Fourteen CCPs authorised in the EU and two UK CCPs classified as Tier 2 (LCH Ltd, ICE Clear Europe Ltd) are included in this exercise.
The European Securities and Markets Authority (ESMA), the EU’s financial markets regulator and supervisor, today launched its fifth Stress Test Exercise for Central Counterparties (CCPs) under the European Markets Infrastructure Regulation (EMIR). The CCP Stress Test framework is complemented by an adverse market scenario provided by the European Systemic Risk Board (ESRB).
Verena Ross, Chair, said:
‘’The CCP Stress Test is a key supervisory tool for ESMA. The Fifth Stress Test exercise examines core risk categories in light of ESMA’s evolving mandates and takes a closer look at the impact of a possible spill over of risks to financial markets. We are not only stress testing CCPs, but also measuring potential risks to the broader financial eco-system’’

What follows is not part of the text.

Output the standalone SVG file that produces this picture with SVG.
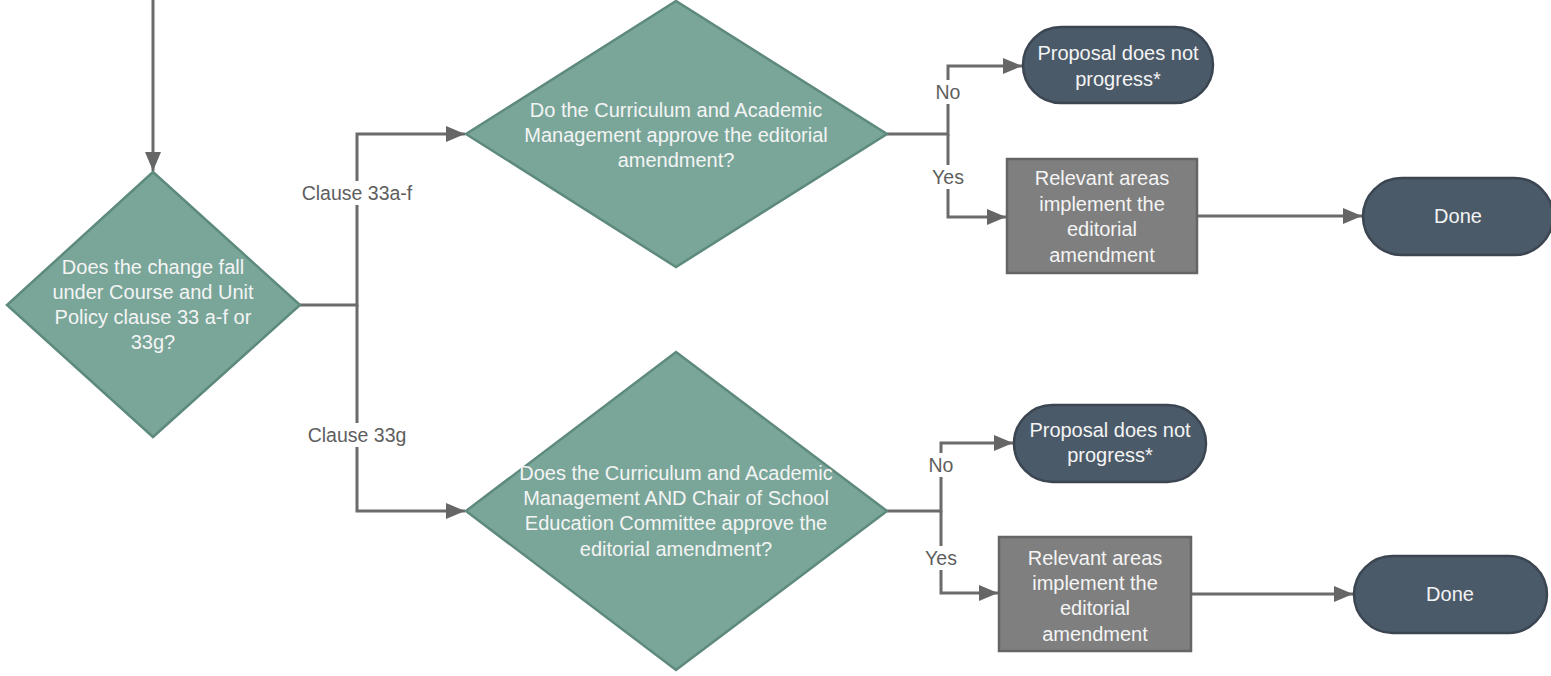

Klaus Löber, Chair of the CCP Supervisory Committee, said:
“This year’s exercise draws on experience from previous years as ESMA introduces additional stress scenarios and assesses the resilience of EU and Tier 2 Third Country CCPs to a wider range of risks. New in this exercise is the inclusion of climate risk, in addition to the assessment of liquidity, credit and concentration risks.”